In the New England region, high tunnels are typically used to lengthen the growing season for warm-season crops such as tomato (Solanum lycopersicum L.) (Carey et al., 2009; Fitzgerald and Hutton, 2012; Hunter et al., 2012; Knewtson et al., 2010; Lamont, 2009; O’Connell et al., 2012). However, 38% of Maine growers surveyed by Fitzgerald and Hutton (2012) reported using high tunnels for crop production during the winter months and a 2016 survey of 110 high tunnel producers in northern New England revealed that 41% used their tunnels for production of greens during the winter months (R.G. Sideman, unpublished data). Although there are few reports of this production practice in the scientific literature, fall planting of cold-tolerant vegetable crops in unheated high tunnels for harvest and sales throughout the fall and winter months is increasingly commonplace in the Northeast. Thus, maximizing tunnel production during fall, winter, and early spring, when consumer demand for local produce is high (Carey et al., 2009; Wien and Pritts, 2009), can assist growers in obtaining premium pricing (Bjelić and Moravčević, 2006; Gent, 1991) and maintaining their customer base during the off-season.
Spinach (S. oleracea L.) is one of the most popular crops for winter high tunnel cultivation (Carey et al., 2009; Fitzgerald and Hutton, 2012; Knewtson et al., 2010; Lamont, 2009; Lamont et al., 2003). Although the optimal temperature range for spinach growth is 12 to 15 °C (Bjelić and Moravčević, 2006), spinach has a high tolerance to chilling damage (Guy and Haskell, 1987; Nobel, 1974; Tamura, 2002) and has the ability to gain freezing tolerance through acclimation to low temperatures (Fennell and Li, 1985). Fennell and Li (1985) showed that the LT50 of four spinach cultivars was about −6.5 °C (LT50) before acclimation but decreased to −12 to −17 °C (LT50) (depending on cultivar) after 2 weeks of low temperature acclimation.
Regional producers report winter-grown spinach to be sweeter than summer-grown spinach (Blomgren and Frisch, 2007), and controlled experiments show that SSC and soluble sugar levels in leaves increase with exposure to low temperatures (Gent, 2016; Guy et al., 1992; Ito et al., 2013, 2015; Proietti et al., 2009). In the temperature range of 16.1 to 23.5 °C, Gent (2016) showed that sugar content within petioles increased when temperatures dropped below 20 °C and Proietti et al. (2009) report that after 7 d at 10 °C, soluble sugar content (glucose, fructose, and sucrose) of spinach leaves increased by 51%. Furthermore, Ito et al. (2013, 2015) demonstrated that SSC increases faster with exposure to colder temperatures and showed that levels significantly increased in only 4 d of root exposure to 4 °C, vs. 7 d of exposure to 14 °C. In addition, Guy et al. (1992) report that free sugar content (glucose, fructose, and sucrose) increased by 10 to 20-fold after 14 d at 5 °C and that sucrose phosphate synthase, the primary biosynthetic enzyme of sucrose, was more abundant at 5 °C than 10 °C.
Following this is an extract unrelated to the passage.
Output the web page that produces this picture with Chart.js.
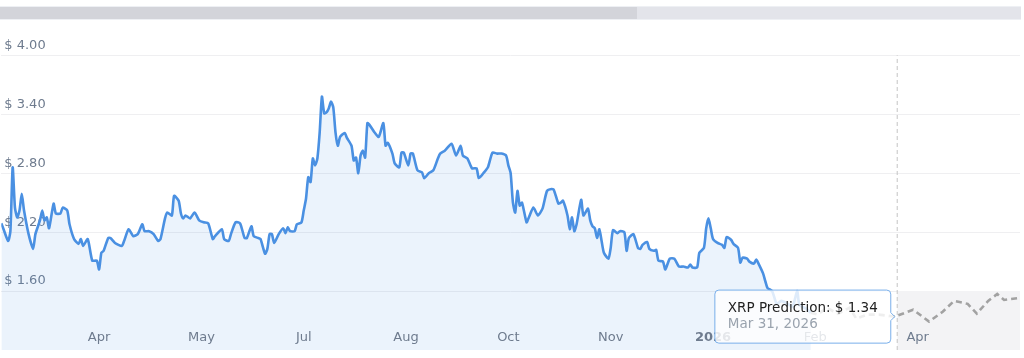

A primary driver in such increases in SSC is osmotic adjustment. Under cold conditions, plants enter a state of low temperature–induced dehydration and through the synthesis of soluble solids, osmotically adjust to ensure turgor pressure and normal plant processes are maintained (Taiz and Zeiger, 2002). Sugars, especially, are a primary compatible solute used for the protection of protein structure and function (Bohnert and Shen, 1999) and chloroplast membranes during freezing conditions (Levitt, 1980). Thus, the production of sugars and other compatible solutes have a cryoprotective effect on plants (Guy et al., 1992; Levitt, 1980; Taiz and Zeiger, 2002).
Studies of off-season spinach production in high tunnels are limited and are geographically restricted to the midwestern, western, and Pacific northwestern United States (Borrelli et al., 2013; Ernst et al., 2012; Knewtson, 2008). Other studies have focused on the practice of direct seeding before hard frost for early spring production (Bjelić and Moravčević, 2006), a strategy that does not address winter-long production. We are not aware of any published research on the effects of PD, cultivar, and temperature on yield and SSC of spinach grown in this production system in the northeastern United States.
Our objectives in this study were to understand the effect of fall PD and cultivar on yield and SSC of spinach leaves. Planting dates and cultivars with greater yields may provide added revenue for producers, and practices that increase SSC and sweetness will likely add to the consumer perception of exceptional eating quality.